### GIVEN ENTRIES
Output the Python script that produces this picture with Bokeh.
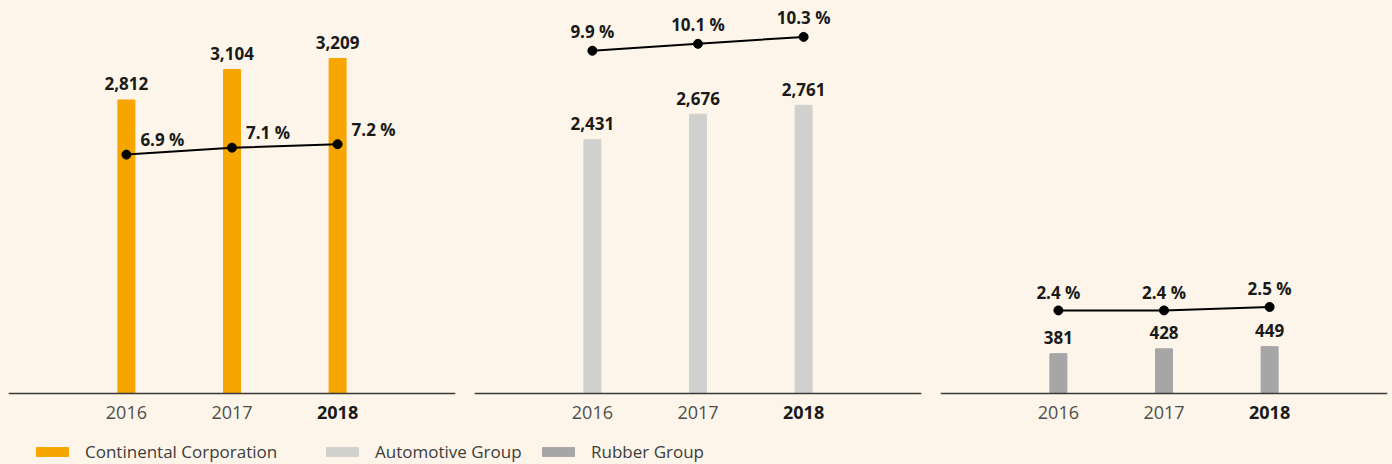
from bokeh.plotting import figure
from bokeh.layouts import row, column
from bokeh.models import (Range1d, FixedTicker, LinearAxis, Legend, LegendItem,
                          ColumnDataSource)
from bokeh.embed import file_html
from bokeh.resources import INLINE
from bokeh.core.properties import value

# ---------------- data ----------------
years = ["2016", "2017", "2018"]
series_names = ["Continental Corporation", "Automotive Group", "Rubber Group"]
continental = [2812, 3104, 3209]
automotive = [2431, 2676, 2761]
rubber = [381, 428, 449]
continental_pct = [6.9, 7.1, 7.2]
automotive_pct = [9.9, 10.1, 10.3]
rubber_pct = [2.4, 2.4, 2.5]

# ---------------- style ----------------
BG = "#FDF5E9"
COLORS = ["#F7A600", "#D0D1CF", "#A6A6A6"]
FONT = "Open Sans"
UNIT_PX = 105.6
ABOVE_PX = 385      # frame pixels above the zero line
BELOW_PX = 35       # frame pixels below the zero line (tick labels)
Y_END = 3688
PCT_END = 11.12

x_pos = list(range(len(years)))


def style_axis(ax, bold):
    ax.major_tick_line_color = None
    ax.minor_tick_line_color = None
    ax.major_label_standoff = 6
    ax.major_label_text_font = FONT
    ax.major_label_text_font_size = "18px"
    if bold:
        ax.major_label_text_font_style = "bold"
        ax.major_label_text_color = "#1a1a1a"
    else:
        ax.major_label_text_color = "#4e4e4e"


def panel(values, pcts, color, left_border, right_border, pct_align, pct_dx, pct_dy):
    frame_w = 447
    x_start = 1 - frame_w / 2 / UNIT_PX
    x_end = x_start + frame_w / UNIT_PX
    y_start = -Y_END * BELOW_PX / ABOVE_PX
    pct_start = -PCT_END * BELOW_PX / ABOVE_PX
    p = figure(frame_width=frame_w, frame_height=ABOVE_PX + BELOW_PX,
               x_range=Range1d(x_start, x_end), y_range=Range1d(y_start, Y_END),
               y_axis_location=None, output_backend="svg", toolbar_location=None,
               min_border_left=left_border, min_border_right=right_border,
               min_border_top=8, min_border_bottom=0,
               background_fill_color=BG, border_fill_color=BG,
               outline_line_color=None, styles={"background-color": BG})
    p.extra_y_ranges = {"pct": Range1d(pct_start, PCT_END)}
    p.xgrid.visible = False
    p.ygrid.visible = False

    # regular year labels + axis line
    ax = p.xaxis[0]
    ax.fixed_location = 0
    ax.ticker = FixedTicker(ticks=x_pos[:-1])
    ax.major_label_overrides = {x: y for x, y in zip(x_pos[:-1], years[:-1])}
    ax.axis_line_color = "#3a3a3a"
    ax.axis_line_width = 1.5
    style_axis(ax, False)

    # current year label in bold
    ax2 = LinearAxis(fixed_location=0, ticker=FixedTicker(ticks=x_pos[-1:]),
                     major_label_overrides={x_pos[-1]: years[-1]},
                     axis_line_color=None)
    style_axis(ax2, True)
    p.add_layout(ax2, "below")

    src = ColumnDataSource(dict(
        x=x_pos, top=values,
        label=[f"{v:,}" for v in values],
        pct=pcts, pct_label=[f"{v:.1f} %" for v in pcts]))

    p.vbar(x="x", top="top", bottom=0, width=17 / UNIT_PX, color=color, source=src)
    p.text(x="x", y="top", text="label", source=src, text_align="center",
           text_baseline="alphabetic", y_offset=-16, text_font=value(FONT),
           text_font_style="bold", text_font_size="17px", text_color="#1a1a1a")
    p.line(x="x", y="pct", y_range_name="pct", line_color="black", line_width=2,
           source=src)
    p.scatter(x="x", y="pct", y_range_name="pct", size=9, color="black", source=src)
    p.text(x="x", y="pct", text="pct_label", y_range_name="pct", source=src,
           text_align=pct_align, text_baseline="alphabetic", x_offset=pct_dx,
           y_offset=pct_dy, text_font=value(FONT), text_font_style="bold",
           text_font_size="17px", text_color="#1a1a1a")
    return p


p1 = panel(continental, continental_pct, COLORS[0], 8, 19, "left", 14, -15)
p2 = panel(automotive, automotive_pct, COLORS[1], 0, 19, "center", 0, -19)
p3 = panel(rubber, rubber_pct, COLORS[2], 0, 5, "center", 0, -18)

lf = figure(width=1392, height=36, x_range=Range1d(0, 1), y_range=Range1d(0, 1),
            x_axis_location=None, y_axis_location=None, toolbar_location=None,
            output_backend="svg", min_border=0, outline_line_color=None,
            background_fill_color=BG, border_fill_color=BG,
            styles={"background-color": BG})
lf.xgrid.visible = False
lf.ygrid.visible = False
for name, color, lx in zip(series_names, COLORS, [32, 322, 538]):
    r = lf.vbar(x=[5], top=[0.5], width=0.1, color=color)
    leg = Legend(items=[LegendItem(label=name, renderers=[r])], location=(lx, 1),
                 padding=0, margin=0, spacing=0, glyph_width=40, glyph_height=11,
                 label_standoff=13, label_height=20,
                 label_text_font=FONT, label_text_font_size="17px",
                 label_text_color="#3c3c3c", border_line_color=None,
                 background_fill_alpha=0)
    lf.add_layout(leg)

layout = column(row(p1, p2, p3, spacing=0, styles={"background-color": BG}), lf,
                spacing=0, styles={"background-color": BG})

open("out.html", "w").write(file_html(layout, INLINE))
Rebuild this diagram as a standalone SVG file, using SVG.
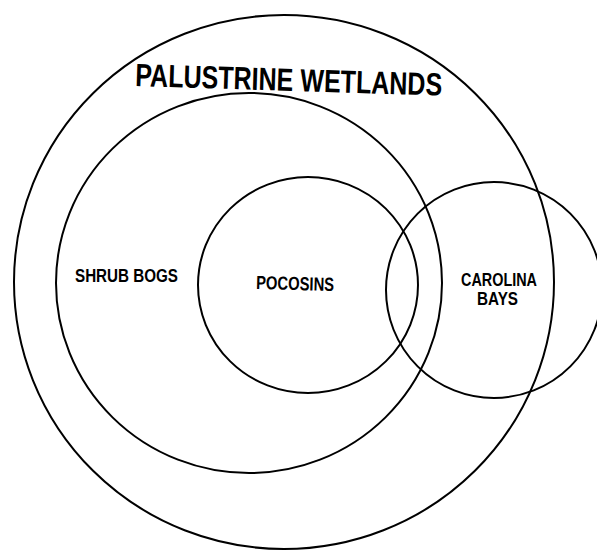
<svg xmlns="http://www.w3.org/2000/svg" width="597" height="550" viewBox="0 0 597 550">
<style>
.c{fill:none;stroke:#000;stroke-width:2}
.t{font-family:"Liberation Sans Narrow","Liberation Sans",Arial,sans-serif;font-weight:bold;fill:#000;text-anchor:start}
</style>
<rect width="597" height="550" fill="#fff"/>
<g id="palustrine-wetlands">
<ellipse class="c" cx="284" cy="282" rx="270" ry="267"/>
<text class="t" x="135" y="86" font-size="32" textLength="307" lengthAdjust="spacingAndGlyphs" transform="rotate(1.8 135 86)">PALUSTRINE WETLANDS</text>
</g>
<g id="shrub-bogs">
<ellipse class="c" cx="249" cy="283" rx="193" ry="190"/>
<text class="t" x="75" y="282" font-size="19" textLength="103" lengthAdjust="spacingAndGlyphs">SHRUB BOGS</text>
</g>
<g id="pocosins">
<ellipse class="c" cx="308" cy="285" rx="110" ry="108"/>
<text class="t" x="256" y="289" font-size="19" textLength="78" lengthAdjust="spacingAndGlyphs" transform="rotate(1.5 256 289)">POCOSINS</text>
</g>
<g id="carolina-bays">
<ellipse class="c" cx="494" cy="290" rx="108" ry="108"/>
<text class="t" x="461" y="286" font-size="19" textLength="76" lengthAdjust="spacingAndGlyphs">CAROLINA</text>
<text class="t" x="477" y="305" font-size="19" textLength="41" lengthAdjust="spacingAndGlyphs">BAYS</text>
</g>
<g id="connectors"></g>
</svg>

### EXERCISE
Repeat each record exactly, with the pictures left out.

### COMPLETE RESPONSE
Output the Python script that produces this picture with Bokeh.
from bokeh.plotting import figure
from bokeh.layouts import row, column
from bokeh.models import (Range1d, FixedTicker, LinearAxis, Legend, LegendItem,
                          ColumnDataSource)
from bokeh.embed import file_html
from bokeh.resources import INLINE
from bokeh.core.properties import value

# ---------------- data ----------------
years = ["2016", "2017", "2018"]
series_names = ["Continental Corporation", "Automotive Group", "Rubber Group"]
continental = [2812, 3104, 3209]
automotive = [2431, 2676, 2761]
rubber = [381, 428, 449]
continental_pct = [6.9, 7.1, 7.2]
automotive_pct = [9.9, 10.1, 10.3]
rubber_pct = [2.4, 2.4, 2.5]

# ---------------- style ----------------
BG = "#FDF5E9"
COLORS = ["#F7A600", "#D0D1CF", "#A6A6A6"]
FONT = "Open Sans"
UNIT_PX = 105.6
ABOVE_PX = 385      # frame pixels above the zero line
BELOW_PX = 35       # frame pixels below the zero line (tick labels)
Y_END = 3688
PCT_END = 11.12

x_pos = list(range(len(years)))


def style_axis(ax, bold):
    ax.major_tick_line_color = None
    ax.minor_tick_line_color = None
    ax.major_label_standoff = 6
    ax.major_label_text_font = FONT
    ax.major_label_text_font_size = "18px"
    if bold:
        ax.major_label_text_font_style = "bold"
        ax.major_label_text_color = "#1a1a1a"
    else:
        ax.major_label_text_color = "#4e4e4e"


def panel(values, pcts, color, left_border, right_border, pct_align, pct_dx, pct_dy):
    frame_w = 447
    x_start = 1 - frame_w / 2 / UNIT_PX
    x_end = x_start + frame_w / UNIT_PX
    y_start = -Y_END * BELOW_PX / ABOVE_PX
    pct_start = -PCT_END * BELOW_PX / ABOVE_PX
    p = figure(frame_width=frame_w, frame_height=ABOVE_PX + BELOW_PX,
               x_range=Range1d(x_start, x_end), y_range=Range1d(y_start, Y_END),
               y_axis_location=None, output_backend="svg", toolbar_location=None,
               min_border_left=left_border, min_border_right=right_border,
               min_border_top=8, min_border_bottom=0,
               background_fill_color=BG, border_fill_color=BG,
               outline_line_color=None, styles={"background-color": BG})
    p.extra_y_ranges = {"pct": Range1d(pct_start, PCT_END)}
    p.xgrid.visible = False
    p.ygrid.visible = False

    # regular year labels + axis line
    ax = p.xaxis[0]
    ax.fixed_location = 0
    ax.ticker = FixedTicker(ticks=x_pos[:-1])
    ax.major_label_overrides = {x: y for x, y in zip(x_pos[:-1], years[:-1])}
    ax.axis_line_color = "#3a3a3a"
    ax.axis_line_width = 1.5
    style_axis(ax, False)

    # current year label in bold
    ax2 = LinearAxis(fixed_location=0, ticker=FixedTicker(ticks=x_pos[-1:]),
                     major_label_overrides={x_pos[-1]: years[-1]},
                     axis_line_color=None)
    style_axis(ax2, True)
    p.add_layout(ax2, "below")

    src = ColumnDataSource(dict(
        x=x_pos, top=values,
        label=[f"{v:,}" for v in values],
        pct=pcts, pct_label=[f"{v:.1f} %" for v in pcts]))

    p.vbar(x="x", top="top", bottom=0, width=17 / UNIT_PX, color=color, source=src)
    p.text(x="x", y="top", text="label", source=src, text_align="center",
           text_baseline="alphabetic", y_offset=-16, text_font=value(FONT),
           text_font_style="bold", text_font_size="17px", text_color="#1a1a1a")
    p.line(x="x", y="pct", y_range_name="pct", line_color="black", line_width=2,
           source=src)
    p.scatter(x="x", y="pct", y_range_name="pct", size=9, color="black", source=src)
    p.text(x="x", y="pct", text="pct_label", y_range_name="pct", source=src,
           text_align=pct_align, text_baseline="alphabetic", x_offset=pct_dx,
           y_offset=pct_dy, text_font=value(FONT), text_font_style="bold",
           text_font_size="17px", text_color="#1a1a1a")
    return p


p1 = panel(continental, continental_pct, COLORS[0], 8, 19, "left", 14, -15)
p2 = panel(automotive, automotive_pct, COLORS[1], 0, 19, "center", 0, -19)
p3 = panel(rubber, rubber_pct, COLORS[2], 0, 5, "center", 0, -18)

lf = figure(width=1392, height=36, x_range=Range1d(0, 1), y_range=Range1d(0, 1),
            x_axis_location=None, y_axis_location=None, toolbar_location=None,
            output_backend="svg", min_border=0, outline_line_color=None,
            background_fill_color=BG, border_fill_color=BG,
            styles={"background-color": BG})
lf.xgrid.visible = False
lf.ygrid.visible = False
for name, color, lx in zip(series_names, COLORS, [32, 322, 538]):
    r = lf.vbar(x=[5], top=[0.5], width=0.1, color=color)
    leg = Legend(items=[LegendItem(label=name, renderers=[r])], location=(lx, 1),
                 padding=0, margin=0, spacing=0, glyph_width=40, glyph_height=11,
                 label_standoff=13, label_height=20,
                 label_text_font=FONT, label_text_font_size="17px",
                 label_text_color="#3c3c3c", border_line_color=None,
                 background_fill_alpha=0)
    lf.add_layout(leg)

layout = column(row(p1, p2, p3, spacing=0, styles={"background-color": BG}), lf,
                spacing=0, styles={"background-color": BG})

open("out.html", "w").write(file_html(layout, INLINE))
Rebuild this diagram as a standalone SVG file, using SVG.
<svg xmlns="http://www.w3.org/2000/svg" width="597" height="550" viewBox="0 0 597 550">
<style>
.c{fill:none;stroke:#000;stroke-width:2}
.t{font-family:"Liberation Sans Narrow","Liberation Sans",Arial,sans-serif;font-weight:bold;fill:#000;text-anchor:start}
</style>
<rect width="597" height="550" fill="#fff"/>
<g id="palustrine-wetlands">
<ellipse class="c" cx="284" cy="282" rx="270" ry="267"/>
<text class="t" x="135" y="86" font-size="32" textLength="307" lengthAdjust="spacingAndGlyphs" transform="rotate(1.8 135 86)">PALUSTRINE WETLANDS</text>
</g>
<g id="shrub-bogs">
<ellipse class="c" cx="249" cy="283" rx="193" ry="190"/>
<text class="t" x="75" y="282" font-size="19" textLength="103" lengthAdjust="spacingAndGlyphs">SHRUB BOGS</text>
</g>
<g id="pocosins">
<ellipse class="c" cx="308" cy="285" rx="110" ry="108"/>
<text class="t" x="256" y="289" font-size="19" textLength="78" lengthAdjust="spacingAndGlyphs" transform="rotate(1.5 256 289)">POCOSINS</text>
</g>
<g id="carolina-bays">
<ellipse class="c" cx="494" cy="290" rx="108" ry="108"/>
<text class="t" x="461" y="286" font-size="19" textLength="76" lengthAdjust="spacingAndGlyphs">CAROLINA</text>
<text class="t" x="477" y="305" font-size="19" textLength="41" lengthAdjust="spacingAndGlyphs">BAYS</text>
</g>
<g id="connectors"></g>
</svg>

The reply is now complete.